◆ **PROBLEM STATEMENT**
Pictures in the entries below are to be left out; otherwise, reproduce exactly the lines from the first through the line containing "rpv_sd = [0, 0.17, 0.20, 0.24, 0.30, 0.40, 0.42]".

Code that draws figures
****
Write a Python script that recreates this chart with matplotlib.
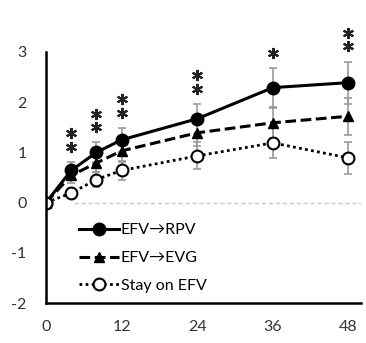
import matplotlib.pyplot as plt
import numpy as np

plt.rcParams['font.family'] = ['Lato', 'DejaVu Sans']
plt.rcParams['axes.unicode_minus'] = False

weeks = [0, 4, 8, 12, 24, 36, 48]

rpv_mean = [0, 0.64, 1.00, 1.25, 1.67, 2.29, 2.39]
rpv_sd = [0, 0.17, 0.20, 0.24, 0.30, 0.40, 0.42]

evg_mean = [0, 0.54, 0.79, 1.03, 1.39, 1.59, 1.72]
evg_sd = [0, 0.14, 0.18, 0.22, 0.26, 0.31, 0.37]

efv_mean = [0, 0.19, 0.46, 0.64, 0.93, 1.19, 0.89]
efv_sd = [0, 0.10, 0.15, 0.18, 0.27, 0.30, 0.32]

# number of asterisks above each RPV point
stars = [0, 2, 2, 2, 2, 1, 2]

fig = plt.figure(figsize=(3.66, 3.43), dpi=100)
ax = fig.add_axes([0.1257, 0.1166, 0.8606, 0.7318])

err_kw = dict(ecolor='#9a9a9a', elinewidth=1.2, capsize=3, capthick=1.2)

ax.hlines(0, 4.5, 50, colors='#c8c8c8', linestyles=(0, (3, 2)), lw=1, zorder=1)

ax.errorbar(weeks, efv_mean, yerr=efv_sd, fmt='none', zorder=2, **err_kw)
ax.errorbar(weeks, evg_mean, yerr=evg_sd, fmt='none', zorder=2, **err_kw)
ax.errorbar(weeks, rpv_mean, yerr=rpv_sd, fmt='none', zorder=2, **err_kw)

ax.plot(weeks, efv_mean, color='black', lw=2, ls=(0, (1, 1.2)), marker='o',
        ms=8.5, mfc='white', mec='black', mew=1.5, label='Stay on EFV', zorder=6)
ax.plot(weeks, evg_mean, color='black', lw=2.2, ls=(0, (3.5, 1.5)), marker='^',
        ms=7, mfc='black', mec='black', label='EFV→EVG', zorder=4)
ax.plot(weeks, rpv_mean, color='black', lw=2.2, ls='-', marker='o',
        ms=9, mfc='black', mec='black', label='EFV→RPV', zorder=5)

# significance asterisks stacked above the RPV error bars
for x, m, s, n in zip(weeks, rpv_mean, rpv_sd, stars):
    for k in range(n):
        ax.plot(x, m + s + 0.3 + 0.27 * k, marker=(6, 2, 0), ms=8, mew=1.5,
                color='#222222', clip_on=False, zorder=6)

ax.set_xlim(0, 50)
ax.set_ylim(-2, 3)
ax.set_xticks([0, 12, 24, 36, 48])
ax.set_yticks([-2, -1, 0, 1, 2, 3])
ax.tick_params(length=0, labelsize=11.5, colors='#333333')
ax.tick_params(axis='y', pad=14)
ax.tick_params(axis='x', pad=12)

for side in ['top', 'right']:
    ax.spines[side].set_visible(False)
for side in ['left', 'bottom']:
    ax.spines[side].set_linewidth(1.8)
    ax.spines[side].set_zorder(7)

handles, labels = ax.get_legend_handles_labels()
ax.legend(handles[::-1], labels[::-1], loc='upper left',
          bbox_to_anchor=(0.06, 0.375), frameon=False, fontsize=11.5,
          handlelength=2.5, handletextpad=0.1, labelspacing=0.85,
          markerscale=1.0)

fig.savefig('out.png', dpi=100)
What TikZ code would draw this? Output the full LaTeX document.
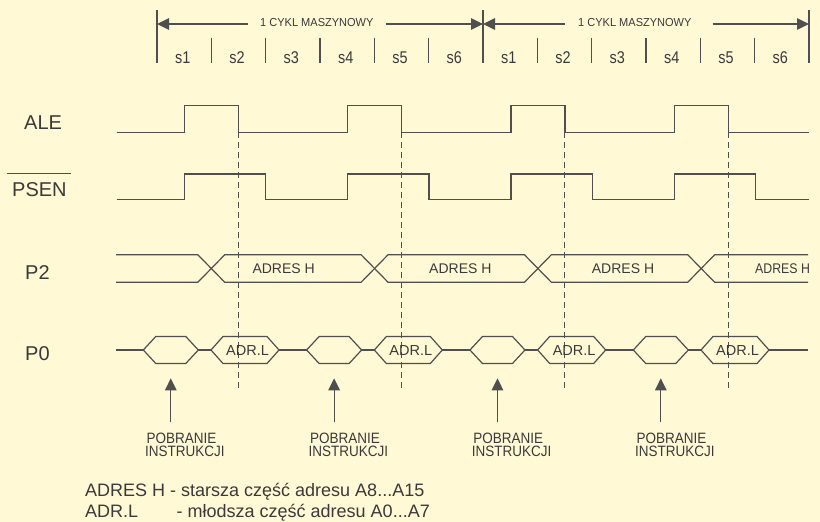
\documentclass[tikz,border=0pt]{standalone}
\usepackage{fontspec}
\usepackage{graphicx}
\setmainfont{Liberation Sans}
\newfontfamily\condfont[FakeStretch=0.85]{Liberation Sans}
\newfontfamily\narrowfont[FakeStretch=0.9]{Liberation Sans}
\newfontfamily\cycfont[FakeStretch=0.95]{Liberation Sans}
\usetikzlibrary{arrows.meta,calc}
\definecolor{bg}{HTML}{FFF9D6}
\definecolor{ink}{HTML}{4F4F4F}
\definecolor{txt}{HTML}{3A3A3A}
\tikzset{
  sig/.style={draw=ink, line width=1.2pt, line join=miter},
  guide/.style={draw=ink, line width=1pt, dash pattern=on 6pt off 4pt},
  tickline/.style={draw=ink, line width=1.1pt},
  tri/.tip={Triangle[length=12pt,width=11.5pt]},
  siglbl/.style={inner sep=0pt, anchor=base west, text=txt, font=\fontsize{20}{24}\selectfont},
  buslbl/.style={inner sep=0pt, anchor=base west, text=txt, font=\fontsize{14}{16}\selectfont},
  adrlbl/.style={inner sep=0pt, anchor=base, text=txt, font=\fontsize{14.5}{16}\selectfont},
  statelbl/.style={inner sep=0pt, anchor=base, text=txt, font=\condfont\fontsize{17}{20}\selectfont},
  cyclbl/.style={inner sep=0pt, anchor=base west, text=txt, font=\cycfont\fontsize{11.6}{13}\selectfont},
  poblbl/.style={inner sep=0pt, anchor=base west, text=txt, font=\narrowfont\fontsize{15}{16}\selectfont},
  legend/.style={inner sep=0pt, anchor=base west, text=txt, font=\fontsize{18}{20}\selectfont},
}
\begin{document}
\begin{tikzpicture}[x=1pt,y=-1pt]
\fill[bg] (0,0) rectangle (820,522);
\useasboundingbox (0,0) rectangle (820,522);

% ---- top scale ----
\foreach \j in {0,6,12} \draw[tickline] ({157+54.333*\j},10) -- ({157+54.333*\j},63.3);
\foreach \j in {1,2,3,4,5,7,8,9,10,11} \draw[tickline] ({157+54.333*\j},37.7) -- ({157+54.333*\j},63.3);
\foreach \i [evaluate=\i as \n using {int(mod(\i,6)+1)}] in {0,...,11}
  \node[statelbl] (s\i) at ({157+54.333*(\i+0.5)-1.5},63.3) {s\n};
\coordinate (b0) at (157,24);
\coordinate (b1) at (483,24);
\coordinate (b2) at (809,24);
\node[cyclbl] (cyc1) at (260,26.7) {1 CYKL MASZYNOWY};
\node[cyclbl] (cyc2) at (578,26.7) {1 CYKL MASZYNOWY};
\draw[ink, line width=1.1pt, {tri}-] (b0) -- ($(b0 -| cyc1.west)+(-12,0)$);
\draw[ink, line width=1.1pt, -{tri}] ($(b1 -| cyc1.east)+(12,0)$) -- (b1);
\draw[ink, line width=1.1pt, {tri}-] (b1) -- ($(b1 -| cyc2.west)+(-13,0)$);
\draw[ink, line width=1.1pt, -{tri}] ($(b2 -| cyc2.east)+(21,0)$) -- (b2);

% ---- signal labels ----
\node[siglbl] (ale) at (24,129) {ALE};
\node[siglbl] (psen) at (12,196.7) {PSEN};
\draw[ink, line width=1.2pt] ($(psen.north west)+(-5.5,-8.7)$) -- ($(psen.north east)+(4,-8.7)$);
\node[siglbl] (p2) at (25,279) {P2};
\node[siglbl] (p0) at (25,360) {P0};

% ---- ALE ----
\draw[sig] (116.7,132.3)
  foreach \k in {0,1,2,3} {
    -- ({184.3+163.333*\k},132.3) -- ({184.3+163.333*\k},105.3)
    -- ({238.3+163.333*\k},105.3) -- ({238.3+163.333*\k},132.3)
  } -- (809,132.3);

% ---- PSEN ----
\draw[sig] (116.7,199.3)
  foreach \k in {0,1,2,3} {
    -- ({184.3+163.333*\k},199.3) -- ({184.3+163.333*\k},174)
    -- ({265.7+163.333*\k},174) -- ({265.7+163.333*\k},199.3)
  } -- (809,199.3);

% ---- guides ----
\foreach \k in {0,1,2,3}
  \draw[guide] ({238.3+163.333*\k},132.3) -- ({238.3+163.333*\k},390);

% ---- P2 bus ----
\draw[sig] (116,254.7) -- (197.8,254.7) -- (224.8,282.3) -- (361.1,282.3) -- (388.1,254.7)
  -- (524.4,254.7) -- (551.4,282.3) -- (687.7,282.3) -- (714.7,254.7) -- (808,254.7);
\draw[sig] (116,282.3) -- (197.8,282.3) -- (224.8,254.7) -- (361.1,254.7) -- (388.1,282.3)
  -- (524.4,282.3) -- (551.4,254.7) -- (687.7,254.7) -- (714.7,282.3) -- (808,282.3);
\node[buslbl] (ah1) at (252.3,273.3) {ADRES H};
\node[buslbl] (ah2) at (429,273.3) {ADRES H};
\node[buslbl] (ah3) at (591.7,273.3) {ADRES H};
\node[buslbl] (ah4) at (755,273.3) {\scalebox{0.88}[1]{ADRES H}};

% ---- P0 bus ----
\draw[sig] (116,350) -- (143.3,350);
\foreach \k in {0,1,2,3} {
  \pgfmathsetmacro\L{143.3+163.333*\k}
  \pgfmathsetmacro\A{211+163.333*\k}
  \draw[sig] (\L,350) -- (\L+12.5,336.5) -- (\L+42.5,336.5) -- (\L+55,350)
     -- (\L+42.5,363.5) -- (\L+12.5,363.5) -- cycle;
  \draw[sig] (\L+55,350) -- (\A,350);
  \draw[sig] (\A,350) -- (\A+12,336.5) -- (\A+56,336.5) -- (\A+68,350)
     -- (\A+56,363.5) -- (\A+12,363.5) -- cycle;
  \node[adrlbl] (adr\k) at (\A+36.5,355) {ADR.L};
}
\foreach \k in {0,1,2} \draw[sig] ({279+163.333*\k},350) -- ({306.6+163.333*\k},350);
\draw[sig] (768.3,350) -- (808,350);

% ---- fetch arrows ----
\foreach \k in {0,1,2,3} {
  \coordinate (tail\k) at ({170.8+163.333*\k},422.3);
  \coordinate (tip\k) at ({170.8+163.333*\k},378.3);
  \draw[ink, line width=1.2pt, -{tri}] (tail\k) -- (tip\k);
  \node[poblbl] (pobA\k) at ({146.5+163.333*\k},443.5) {POBRANIE};
  \node[poblbl] (pobB\k) at ({145+163.333*\k},456.3) {INSTRUKCJI};
}

% ---- legend ----
\node[legend] (leg1) at (85,496) {ADRES H - starsza część adresu A8...A15};
\node[legend] (leg2a) at (85,517.3) {ADR.L};
\node[legend] (leg2b) at (176.5,517.3) {- młodsza część adresu A0...A7};
\end{tikzpicture}
\end{document}
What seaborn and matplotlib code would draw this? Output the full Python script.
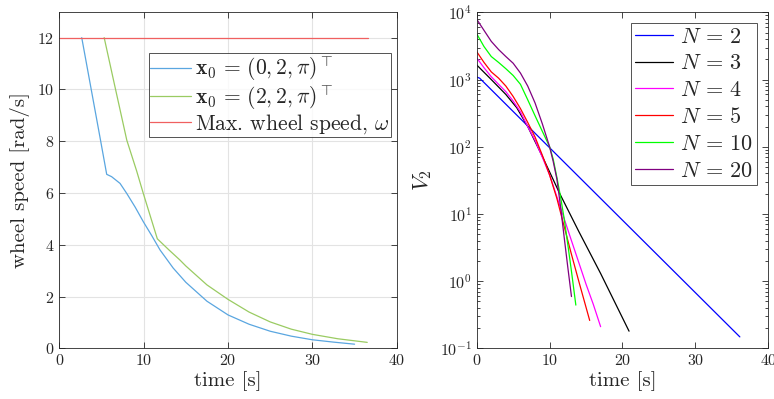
import numpy as np
import pandas as pd
import matplotlib
matplotlib.use("Agg")
import matplotlib.pyplot as plt
import seaborn as sns
from matplotlib.ticker import LogLocator, NullFormatter

# ---- left panel data ----
t_a = [2.66, 4.83, 5.62, 6.2, 7.2, 8.0, 9.0, 9.96, 11.0, 11.94, 13.5, 15.0, 17.5, 20.0, 22.5, 25.0, 27.5, 30.0, 32.5, 35.0]
w_a = [12.0, 8.14, 6.72, 6.63, 6.37, 5.98, 5.45, 4.89, 4.33, 3.80, 3.10, 2.55, 1.82, 1.29, 0.93, 0.66, 0.47, 0.33, 0.24, 0.16]
t_b = [5.32, 6.5, 8.0, 9.17, 9.96, 11.62, 13.0, 14.3, 15.0, 17.5, 20.0, 22.5, 25.0, 27.5, 30.0, 33.0, 36.5]
w_b = [12.0, 10.25, 8.04, 6.85, 5.98, 4.23, 3.80, 3.41, 3.18, 2.45, 1.89, 1.40, 1.02, 0.74, 0.54, 0.37, 0.23]
t_max = [0.0, 36.6]
w_max = [12.0, 12.0]
labels_left = [r"$\mathbf{x}_0\,=\,(0, 2, \pi)^\top$",
               r"$\mathbf{x}_0\,=\,(2, 2, \pi)^\top$",
               r"Max. wheel speed, $\omega$"]

# ---- right panel data ----
t_n2 = [0.0, 0.4, 36.1]
v_n2 = [1090, 1050, 0.148]
t_n3 = [0.0, 2.0, 4.0, 5.5, 7.0, 9.0, 11.4, 14.0, 17.0, 20.9]
v_n3 = [1650, 1000, 600, 380, 200, 72, 20, 5.5, 1.3, 0.18]
t_n4 = [0.0, 1.0, 2.0, 3.0, 4.0, 5.0, 6.0, 7.0, 8.0, 9.0, 10.0, 11.0, 12.0, 13.0, 14.0, 15.0, 16.0, 17.0]
v_n4 = [2100, 1500, 1100, 850, 660, 480, 330, 200, 125, 70, 38, 18, 8.5, 4.0, 1.9, 0.9, 0.45, 0.21]
t_n5 = [0.0, 1.0, 2.0, 3.0, 4.0, 5.0, 6.0, 7.0, 8.0, 9.0, 10.0, 11.0, 12.0, 13.0, 14.0, 15.5]
v_n5 = [2600, 1800, 1300, 1050, 800, 560, 370, 230, 140, 75, 38, 17, 6.5, 2.5, 1.0, 0.26]
t_n10 = [0.0, 1.0, 2.0, 3.0, 4.0, 5.0, 6.0, 7.0, 8.0, 9.0, 10.0, 10.5, 11.0, 11.5, 12.0, 12.5, 13.0, 13.6]
v_n10 = [4800, 3100, 2200, 1800, 1450, 1150, 850, 500, 290, 170, 100, 65, 35, 18, 8.5, 3.5, 1.4, 0.44]
t_n20 = [0.0, 1.0, 2.0, 3.0, 4.0, 5.0, 6.0, 7.0, 8.0, 9.0, 10.0, 10.5, 11.0, 11.5, 12.0, 12.5, 13.0]
v_n20 = [7900, 5400, 3700, 2800, 2200, 1750, 1250, 800, 450, 220, 100, 60, 33, 13, 4.5, 1.6, 0.59]
labels_right = [r"$N\,=\,2$", r"$N\,=\,3$", r"$N\,=\,4$", r"$N\,=\,5$", r"$N\,=\,10$", r"$N\,=\,20$"]

sns.set_style("ticks")
plt.rcParams.update({
    "font.family": ["serif"],
    "font.serif": ["cmr10", "DejaVu Serif"],
    "mathtext.fontset": "cm",
    "axes.formatter.use_mathtext": True,
    "axes.unicode_minus": False,
    "axes.edgecolor": "#262626",
    "xtick.color": "#262626",
    "ytick.color": "#262626",
    "xtick.direction": "in",
    "ytick.direction": "in",
})

fig = plt.figure(figsize=(7.74, 3.99), dpi=100)
ax1 = fig.add_axes([0.0766, 0.127, 0.436, 0.8436])
ax2 = fig.add_axes([0.6159, 0.127, 0.3767, 0.842])

# left panel
left_colors = ["#5aa6e0", "#9acb62", "#f06060"]
for (tx, wy), c, lab in zip([(t_a, w_a), (t_b, w_b), (t_max, w_max)], left_colors, labels_left):
    sns.lineplot(x=tx, y=wy, ax=ax1, color=c, lw=0.9, label=lab, sort=False)
ax1.set_xlim(0, 40)
ax1.set_ylim(0, 13)
ax1.set_xticks([0, 10, 20, 30, 40])
ax1.set_yticks([0, 2, 4, 6, 8, 10, 12])
ax1.grid(True, color="#e3e3e3", lw=0.8)
ax1.set_axisbelow(True)
ax1.tick_params(axis="both", which="both", top=True, right=True, labelsize=11.5, length=4, width=0.6)
ax1.set_xlabel("time [s]", fontsize=15, labelpad=2)
ax1.set_ylabel("wheel speed [rad/s]", fontsize=15, labelpad=5)
for s in ax1.spines.values():
    s.set_linewidth(0.6)
leg1 = ax1.legend(loc="upper right", bbox_to_anchor=(0.983, 0.877), fontsize=15.5,
                  frameon=True, fancybox=False, edgecolor="#262626",
                  handlelength=1.9, handletextpad=0.2, borderpad=0.06, labelspacing=0.0,
                  borderaxespad=0)
leg1.get_frame().set_linewidth(0.7)
for line in leg1.get_lines():
    line.set_linewidth(0.9)

# right panel
right_data = [(t_n2, v_n2), (t_n3, v_n3), (t_n4, v_n4), (t_n5, v_n5), (t_n10, v_n10), (t_n20, v_n20)]
right_colors = ["#0000ff", "#000000", "#ff00ff", "#ff0000", "#00ff00", "#800080"]
for (tx, vy), c, lab in zip(right_data, right_colors, labels_right):
    sns.lineplot(x=tx, y=vy, ax=ax2, color=c, lw=0.9, label=lab, sort=False)
ax2.set_yscale("log")
ax2.set_xlim(0, 40)
ax2.set_ylim(1e-1, 1e4)
ax2.set_xticks([0, 10, 20, 30, 40])
ax2.yaxis.set_major_locator(LogLocator(base=10, numticks=10))
ax2.yaxis.set_minor_locator(LogLocator(base=10, subs=np.arange(2, 10), numticks=20))
ax2.yaxis.set_minor_formatter(NullFormatter())
ax2.tick_params(axis="both", which="both", top=True, right=True, labelsize=11.5, width=0.6)
ax2.tick_params(axis="both", which="major", length=4)
ax2.tick_params(axis="y", which="minor", length=2.5)
ax2.set_xlabel("time [s]", fontsize=15, labelpad=2)
ax2.set_ylabel(r"$V_2$", fontsize=16, labelpad=4)
for s in ax2.spines.values():
    s.set_linewidth(0.6)
leg2 = ax2.legend(loc="upper right", bbox_to_anchor=(0.961, 0.969), fontsize=16,
                  frameon=True, fancybox=False, edgecolor="#262626",
                  handlelength=1.7, handletextpad=0.3, borderpad=0.2, labelspacing=0.32,
                  borderaxespad=0)
leg2.get_frame().set_linewidth(0.7)
for line in leg2.get_lines():
    line.set_linewidth(0.9)

fig.savefig("out.png", dpi=100)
****
◆ **RESULT FOR THIS TASK**
Write a Python script that recreates this chart with matplotlib.
import matplotlib.pyplot as plt
import numpy as np

plt.rcParams['font.family'] = ['Lato', 'DejaVu Sans']
plt.rcParams['axes.unicode_minus'] = False

weeks = [0, 4, 8, 12, 24, 36, 48]

rpv_mean = [0, 0.64, 1.00, 1.25, 1.67, 2.29, 2.39]
rpv_sd = [0, 0.17, 0.20, 0.24, 0.30, 0.40, 0.42]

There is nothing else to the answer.